* **Short exercise**:
Take the lines from the top down to and including the one with "-940, -950];" and repeat them exactly. Omit images.

_ _ _

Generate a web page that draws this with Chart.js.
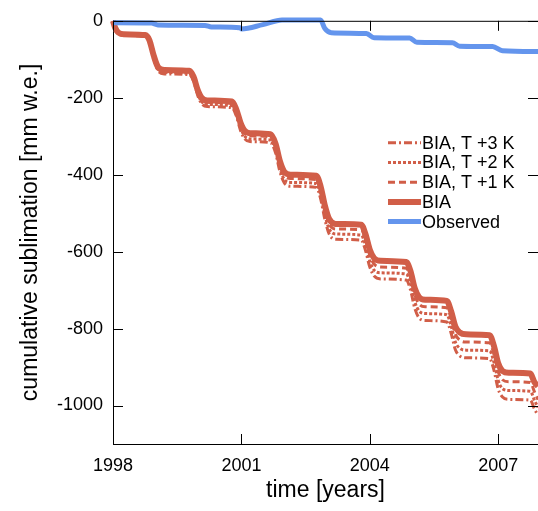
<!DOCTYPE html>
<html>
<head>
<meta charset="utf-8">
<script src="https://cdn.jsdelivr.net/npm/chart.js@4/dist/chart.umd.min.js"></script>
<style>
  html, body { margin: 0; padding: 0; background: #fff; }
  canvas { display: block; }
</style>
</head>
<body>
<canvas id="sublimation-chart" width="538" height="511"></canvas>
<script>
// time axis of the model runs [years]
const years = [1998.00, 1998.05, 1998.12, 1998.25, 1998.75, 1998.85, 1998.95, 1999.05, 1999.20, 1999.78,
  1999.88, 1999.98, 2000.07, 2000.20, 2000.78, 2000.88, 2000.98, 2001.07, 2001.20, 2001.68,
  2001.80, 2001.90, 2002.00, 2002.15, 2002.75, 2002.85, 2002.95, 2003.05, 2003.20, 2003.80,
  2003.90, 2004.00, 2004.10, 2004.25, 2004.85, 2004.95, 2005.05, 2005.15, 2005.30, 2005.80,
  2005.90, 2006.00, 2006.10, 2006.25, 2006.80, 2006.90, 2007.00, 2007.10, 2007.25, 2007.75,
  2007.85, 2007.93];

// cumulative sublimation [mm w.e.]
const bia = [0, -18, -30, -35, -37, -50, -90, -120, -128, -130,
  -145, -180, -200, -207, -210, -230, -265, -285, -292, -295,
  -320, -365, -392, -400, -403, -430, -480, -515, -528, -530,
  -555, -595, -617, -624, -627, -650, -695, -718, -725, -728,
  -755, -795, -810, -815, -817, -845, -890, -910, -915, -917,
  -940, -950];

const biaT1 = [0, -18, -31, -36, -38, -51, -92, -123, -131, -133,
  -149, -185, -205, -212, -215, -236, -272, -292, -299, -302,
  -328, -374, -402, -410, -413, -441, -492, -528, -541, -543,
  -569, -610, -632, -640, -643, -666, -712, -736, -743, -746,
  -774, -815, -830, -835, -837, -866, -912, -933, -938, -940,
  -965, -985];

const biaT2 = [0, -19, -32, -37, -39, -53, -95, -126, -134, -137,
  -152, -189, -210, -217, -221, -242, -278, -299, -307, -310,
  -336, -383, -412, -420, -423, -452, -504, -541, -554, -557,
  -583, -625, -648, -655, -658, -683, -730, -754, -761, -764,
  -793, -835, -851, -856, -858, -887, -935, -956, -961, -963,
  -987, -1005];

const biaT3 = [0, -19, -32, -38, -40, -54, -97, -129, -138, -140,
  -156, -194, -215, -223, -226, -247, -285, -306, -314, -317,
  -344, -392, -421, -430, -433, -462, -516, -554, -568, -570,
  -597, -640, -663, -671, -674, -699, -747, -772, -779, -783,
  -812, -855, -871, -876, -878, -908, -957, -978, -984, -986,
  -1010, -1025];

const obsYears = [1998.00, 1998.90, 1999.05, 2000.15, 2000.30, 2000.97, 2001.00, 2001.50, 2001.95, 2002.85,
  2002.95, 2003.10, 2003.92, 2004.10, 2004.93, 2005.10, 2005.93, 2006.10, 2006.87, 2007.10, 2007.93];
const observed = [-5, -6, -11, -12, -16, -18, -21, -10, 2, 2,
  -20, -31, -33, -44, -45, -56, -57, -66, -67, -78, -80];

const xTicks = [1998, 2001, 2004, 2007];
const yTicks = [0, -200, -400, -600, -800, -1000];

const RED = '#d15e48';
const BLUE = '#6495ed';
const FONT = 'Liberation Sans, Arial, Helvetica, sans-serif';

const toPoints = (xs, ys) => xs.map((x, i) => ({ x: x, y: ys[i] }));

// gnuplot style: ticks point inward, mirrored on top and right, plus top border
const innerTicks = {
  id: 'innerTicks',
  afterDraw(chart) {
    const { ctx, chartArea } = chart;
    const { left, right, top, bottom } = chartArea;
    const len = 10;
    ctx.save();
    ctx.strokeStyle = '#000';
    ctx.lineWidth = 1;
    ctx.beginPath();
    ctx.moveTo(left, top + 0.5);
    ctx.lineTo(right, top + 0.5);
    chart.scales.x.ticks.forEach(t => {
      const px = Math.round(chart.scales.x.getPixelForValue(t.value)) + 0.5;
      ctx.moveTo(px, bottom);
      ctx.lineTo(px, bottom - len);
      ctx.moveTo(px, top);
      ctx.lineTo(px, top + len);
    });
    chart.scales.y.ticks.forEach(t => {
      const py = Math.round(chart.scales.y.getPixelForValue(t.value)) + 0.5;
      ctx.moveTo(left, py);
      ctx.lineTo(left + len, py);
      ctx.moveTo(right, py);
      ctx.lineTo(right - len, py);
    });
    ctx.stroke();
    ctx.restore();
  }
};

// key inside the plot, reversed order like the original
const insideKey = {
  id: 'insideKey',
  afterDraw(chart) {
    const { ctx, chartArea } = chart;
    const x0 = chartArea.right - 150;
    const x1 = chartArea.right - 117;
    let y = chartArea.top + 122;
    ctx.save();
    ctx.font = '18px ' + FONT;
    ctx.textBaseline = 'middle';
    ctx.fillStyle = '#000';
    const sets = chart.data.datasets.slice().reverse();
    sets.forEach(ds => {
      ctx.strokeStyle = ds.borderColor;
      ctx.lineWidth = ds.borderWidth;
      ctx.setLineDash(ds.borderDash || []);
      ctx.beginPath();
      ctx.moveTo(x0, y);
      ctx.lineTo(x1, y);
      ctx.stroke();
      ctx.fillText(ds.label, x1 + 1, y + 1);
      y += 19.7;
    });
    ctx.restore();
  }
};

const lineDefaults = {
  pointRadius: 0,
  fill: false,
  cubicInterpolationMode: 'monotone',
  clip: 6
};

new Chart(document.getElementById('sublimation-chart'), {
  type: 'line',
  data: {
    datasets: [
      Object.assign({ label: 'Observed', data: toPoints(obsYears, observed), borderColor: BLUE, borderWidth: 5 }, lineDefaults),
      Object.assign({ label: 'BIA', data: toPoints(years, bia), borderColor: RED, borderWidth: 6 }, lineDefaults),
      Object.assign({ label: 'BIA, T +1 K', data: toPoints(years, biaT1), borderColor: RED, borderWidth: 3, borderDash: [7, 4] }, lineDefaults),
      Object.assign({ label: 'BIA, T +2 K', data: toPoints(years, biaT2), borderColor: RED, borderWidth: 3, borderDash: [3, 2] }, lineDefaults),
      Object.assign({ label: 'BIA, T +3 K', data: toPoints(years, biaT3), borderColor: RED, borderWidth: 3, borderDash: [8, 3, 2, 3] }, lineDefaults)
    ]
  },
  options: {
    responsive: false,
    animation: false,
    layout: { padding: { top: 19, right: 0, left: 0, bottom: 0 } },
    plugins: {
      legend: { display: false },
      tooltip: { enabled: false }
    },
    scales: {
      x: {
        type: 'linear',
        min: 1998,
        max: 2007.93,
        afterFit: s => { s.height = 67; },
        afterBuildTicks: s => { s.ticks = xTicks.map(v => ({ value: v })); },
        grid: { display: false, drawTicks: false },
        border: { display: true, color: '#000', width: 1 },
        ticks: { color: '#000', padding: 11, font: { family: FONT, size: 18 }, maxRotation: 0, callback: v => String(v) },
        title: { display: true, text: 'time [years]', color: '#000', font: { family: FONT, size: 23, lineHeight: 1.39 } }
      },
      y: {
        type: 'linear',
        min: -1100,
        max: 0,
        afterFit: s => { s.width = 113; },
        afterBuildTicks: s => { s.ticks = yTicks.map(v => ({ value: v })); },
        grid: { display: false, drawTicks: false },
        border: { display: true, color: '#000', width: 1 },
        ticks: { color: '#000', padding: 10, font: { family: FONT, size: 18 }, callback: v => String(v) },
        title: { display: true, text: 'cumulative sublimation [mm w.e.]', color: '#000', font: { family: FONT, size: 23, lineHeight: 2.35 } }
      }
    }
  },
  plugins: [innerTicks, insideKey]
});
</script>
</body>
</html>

_ _ _

* **Exercise output**:
Generate a web page that draws this with Chart.js.
<!DOCTYPE html>
<html>
<head>
<meta charset="utf-8">
<script src="https://cdn.jsdelivr.net/npm/chart.js@4/dist/chart.umd.min.js"></script>
<style>
  html, body { margin: 0; padding: 0; background: #fff; }
  canvas { display: block; }
</style>
</head>
<body>
<canvas id="sublimation-chart" width="538" height="511"></canvas>
<script>
// time axis of the model runs [years]
const years = [1998.00, 1998.05, 1998.12, 1998.25, 1998.75, 1998.85, 1998.95, 1999.05, 1999.20, 1999.78,
  1999.88, 1999.98, 2000.07, 2000.20, 2000.78, 2000.88, 2000.98, 2001.07, 2001.20, 2001.68,
  2001.80, 2001.90, 2002.00, 2002.15, 2002.75, 2002.85, 2002.95, 2003.05, 2003.20, 2003.80,
  2003.90, 2004.00, 2004.10, 2004.25, 2004.85, 2004.95, 2005.05, 2005.15, 2005.30, 2005.80,
  2005.90, 2006.00, 2006.10, 2006.25, 2006.80, 2006.90, 2007.00, 2007.10, 2007.25, 2007.75,
  2007.85, 2007.93];

// cumulative sublimation [mm w.e.]
const bia = [0, -18, -30, -35, -37, -50, -90, -120, -128, -130,
  -145, -180, -200, -207, -210, -230, -265, -285, -292, -295,
  -320, -365, -392, -400, -403, -430, -480, -515, -528, -530,
  -555, -595, -617, -624, -627, -650, -695, -718, -725, -728,
  -755, -795, -810, -815, -817, -845, -890, -910, -915, -917,
  -940, -950];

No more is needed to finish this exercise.